Problem
Omit pictures and quote the listing below line by line, from its start through the line that holds "import plotly.graph_objects as go".

Provided material
....
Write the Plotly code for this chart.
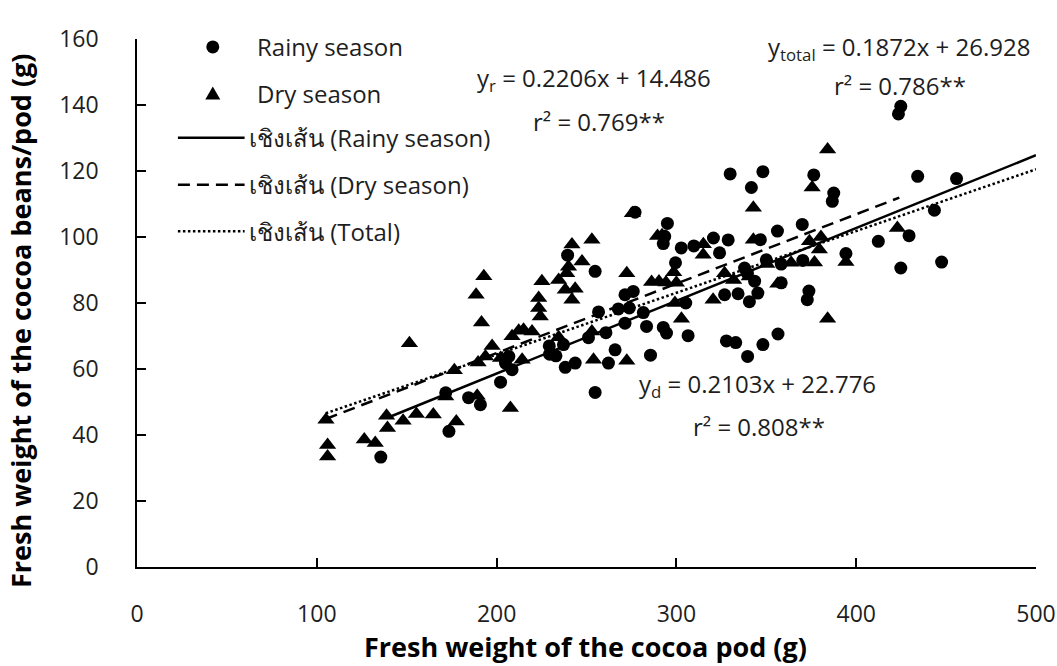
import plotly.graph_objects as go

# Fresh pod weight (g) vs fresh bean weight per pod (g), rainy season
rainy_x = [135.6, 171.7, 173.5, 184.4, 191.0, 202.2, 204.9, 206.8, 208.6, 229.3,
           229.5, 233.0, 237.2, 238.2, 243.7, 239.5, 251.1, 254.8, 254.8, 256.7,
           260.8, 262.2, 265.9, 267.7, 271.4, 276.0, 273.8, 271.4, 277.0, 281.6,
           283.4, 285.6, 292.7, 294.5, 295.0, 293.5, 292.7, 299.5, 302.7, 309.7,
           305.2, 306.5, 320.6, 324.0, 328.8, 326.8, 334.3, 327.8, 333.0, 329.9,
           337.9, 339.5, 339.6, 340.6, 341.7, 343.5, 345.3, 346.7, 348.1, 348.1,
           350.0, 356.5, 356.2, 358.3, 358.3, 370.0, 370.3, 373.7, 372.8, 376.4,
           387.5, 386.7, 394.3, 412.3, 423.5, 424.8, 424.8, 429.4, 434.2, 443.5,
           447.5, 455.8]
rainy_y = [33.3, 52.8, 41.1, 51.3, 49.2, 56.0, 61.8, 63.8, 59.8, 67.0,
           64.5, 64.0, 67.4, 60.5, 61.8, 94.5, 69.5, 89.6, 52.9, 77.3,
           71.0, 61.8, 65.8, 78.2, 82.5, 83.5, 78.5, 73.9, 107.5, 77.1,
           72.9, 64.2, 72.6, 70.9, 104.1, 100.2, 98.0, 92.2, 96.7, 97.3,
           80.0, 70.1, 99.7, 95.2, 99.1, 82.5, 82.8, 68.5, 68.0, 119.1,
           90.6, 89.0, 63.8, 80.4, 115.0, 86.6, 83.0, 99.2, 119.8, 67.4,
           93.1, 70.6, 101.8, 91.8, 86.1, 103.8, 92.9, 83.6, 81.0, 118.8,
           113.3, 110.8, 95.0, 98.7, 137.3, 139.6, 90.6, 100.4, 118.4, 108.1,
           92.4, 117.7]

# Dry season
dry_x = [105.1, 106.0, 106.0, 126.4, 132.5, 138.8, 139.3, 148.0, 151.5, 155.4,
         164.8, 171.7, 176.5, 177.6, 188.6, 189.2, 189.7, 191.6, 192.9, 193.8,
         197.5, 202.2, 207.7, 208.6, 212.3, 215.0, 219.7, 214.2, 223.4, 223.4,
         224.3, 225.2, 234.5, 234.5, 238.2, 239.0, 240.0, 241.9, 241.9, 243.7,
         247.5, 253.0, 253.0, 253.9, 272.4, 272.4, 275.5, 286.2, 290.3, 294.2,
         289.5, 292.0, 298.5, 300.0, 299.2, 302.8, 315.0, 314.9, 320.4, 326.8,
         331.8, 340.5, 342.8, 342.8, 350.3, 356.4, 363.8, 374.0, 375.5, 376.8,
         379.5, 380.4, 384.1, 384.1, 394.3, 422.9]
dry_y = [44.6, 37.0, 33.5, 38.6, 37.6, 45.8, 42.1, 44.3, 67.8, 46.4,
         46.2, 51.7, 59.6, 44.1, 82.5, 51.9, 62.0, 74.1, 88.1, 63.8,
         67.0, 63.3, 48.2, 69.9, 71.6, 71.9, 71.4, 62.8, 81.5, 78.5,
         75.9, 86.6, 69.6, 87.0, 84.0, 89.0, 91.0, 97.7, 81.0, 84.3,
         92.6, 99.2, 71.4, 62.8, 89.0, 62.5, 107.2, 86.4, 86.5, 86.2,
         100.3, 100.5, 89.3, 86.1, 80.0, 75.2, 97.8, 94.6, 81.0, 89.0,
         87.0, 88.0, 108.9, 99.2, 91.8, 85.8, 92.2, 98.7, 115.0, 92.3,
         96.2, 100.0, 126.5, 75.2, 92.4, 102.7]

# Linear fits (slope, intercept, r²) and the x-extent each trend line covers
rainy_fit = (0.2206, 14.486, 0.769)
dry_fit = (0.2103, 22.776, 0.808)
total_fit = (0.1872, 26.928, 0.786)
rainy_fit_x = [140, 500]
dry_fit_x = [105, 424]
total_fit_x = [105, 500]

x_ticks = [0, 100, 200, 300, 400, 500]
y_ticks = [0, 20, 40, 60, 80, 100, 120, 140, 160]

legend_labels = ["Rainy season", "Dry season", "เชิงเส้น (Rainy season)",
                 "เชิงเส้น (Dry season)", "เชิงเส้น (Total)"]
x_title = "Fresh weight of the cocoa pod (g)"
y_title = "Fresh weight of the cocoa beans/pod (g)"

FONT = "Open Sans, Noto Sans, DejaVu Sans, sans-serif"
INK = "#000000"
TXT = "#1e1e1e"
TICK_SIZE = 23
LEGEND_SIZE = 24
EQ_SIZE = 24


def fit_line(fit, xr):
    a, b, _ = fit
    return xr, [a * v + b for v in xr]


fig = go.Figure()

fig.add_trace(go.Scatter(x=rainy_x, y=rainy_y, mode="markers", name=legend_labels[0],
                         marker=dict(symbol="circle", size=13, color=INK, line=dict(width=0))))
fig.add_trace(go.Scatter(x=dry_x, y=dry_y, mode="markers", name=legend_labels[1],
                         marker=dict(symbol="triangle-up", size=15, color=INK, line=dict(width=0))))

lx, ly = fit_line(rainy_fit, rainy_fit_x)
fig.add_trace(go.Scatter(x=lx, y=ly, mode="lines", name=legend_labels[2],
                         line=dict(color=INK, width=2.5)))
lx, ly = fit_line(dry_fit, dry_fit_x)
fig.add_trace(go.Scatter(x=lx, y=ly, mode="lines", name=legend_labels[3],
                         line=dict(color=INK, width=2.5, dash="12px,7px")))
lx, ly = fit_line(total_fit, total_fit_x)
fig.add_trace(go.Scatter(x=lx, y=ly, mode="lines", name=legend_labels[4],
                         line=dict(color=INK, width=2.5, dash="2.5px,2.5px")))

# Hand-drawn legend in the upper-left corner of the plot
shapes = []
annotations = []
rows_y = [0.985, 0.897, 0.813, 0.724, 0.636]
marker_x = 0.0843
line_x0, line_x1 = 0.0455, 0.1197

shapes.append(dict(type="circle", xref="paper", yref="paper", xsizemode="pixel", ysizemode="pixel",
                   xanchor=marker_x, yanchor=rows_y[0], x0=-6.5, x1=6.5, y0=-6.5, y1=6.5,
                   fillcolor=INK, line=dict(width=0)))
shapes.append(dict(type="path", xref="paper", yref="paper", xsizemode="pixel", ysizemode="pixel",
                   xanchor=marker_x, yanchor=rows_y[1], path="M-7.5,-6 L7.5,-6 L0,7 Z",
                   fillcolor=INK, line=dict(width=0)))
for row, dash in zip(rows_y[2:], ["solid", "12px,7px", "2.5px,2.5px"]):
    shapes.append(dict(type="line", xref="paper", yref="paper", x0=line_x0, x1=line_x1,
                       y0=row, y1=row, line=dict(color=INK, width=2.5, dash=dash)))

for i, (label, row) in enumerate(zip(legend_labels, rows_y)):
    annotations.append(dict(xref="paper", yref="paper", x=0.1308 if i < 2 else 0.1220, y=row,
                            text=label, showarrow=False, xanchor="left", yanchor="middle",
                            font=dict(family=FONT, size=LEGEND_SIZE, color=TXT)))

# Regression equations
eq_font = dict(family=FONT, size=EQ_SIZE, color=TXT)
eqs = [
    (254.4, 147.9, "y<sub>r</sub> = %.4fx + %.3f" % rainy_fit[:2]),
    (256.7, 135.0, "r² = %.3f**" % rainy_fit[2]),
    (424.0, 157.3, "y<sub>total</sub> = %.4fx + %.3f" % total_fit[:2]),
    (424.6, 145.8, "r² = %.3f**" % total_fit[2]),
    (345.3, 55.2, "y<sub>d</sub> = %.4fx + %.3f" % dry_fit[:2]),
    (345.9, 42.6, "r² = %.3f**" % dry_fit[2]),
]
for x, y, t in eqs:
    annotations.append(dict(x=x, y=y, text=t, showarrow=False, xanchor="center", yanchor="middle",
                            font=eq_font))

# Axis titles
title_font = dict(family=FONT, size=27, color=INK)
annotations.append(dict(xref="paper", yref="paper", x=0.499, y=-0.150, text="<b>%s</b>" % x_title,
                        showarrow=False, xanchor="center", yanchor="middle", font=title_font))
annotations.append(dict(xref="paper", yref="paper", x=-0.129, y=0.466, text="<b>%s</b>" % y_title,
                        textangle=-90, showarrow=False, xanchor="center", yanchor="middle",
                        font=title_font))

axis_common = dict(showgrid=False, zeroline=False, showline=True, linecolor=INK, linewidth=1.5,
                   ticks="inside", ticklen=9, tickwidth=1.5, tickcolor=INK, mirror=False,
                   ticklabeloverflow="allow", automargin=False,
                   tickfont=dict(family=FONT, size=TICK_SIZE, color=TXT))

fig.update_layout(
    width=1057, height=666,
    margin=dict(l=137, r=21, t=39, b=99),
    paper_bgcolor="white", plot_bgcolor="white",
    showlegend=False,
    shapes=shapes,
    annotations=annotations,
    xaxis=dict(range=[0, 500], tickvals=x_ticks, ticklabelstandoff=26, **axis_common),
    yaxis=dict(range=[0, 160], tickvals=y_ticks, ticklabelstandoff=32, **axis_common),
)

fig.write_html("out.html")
....
Answer below
Write the Plotly code for this chart.
import plotly.graph_objects as go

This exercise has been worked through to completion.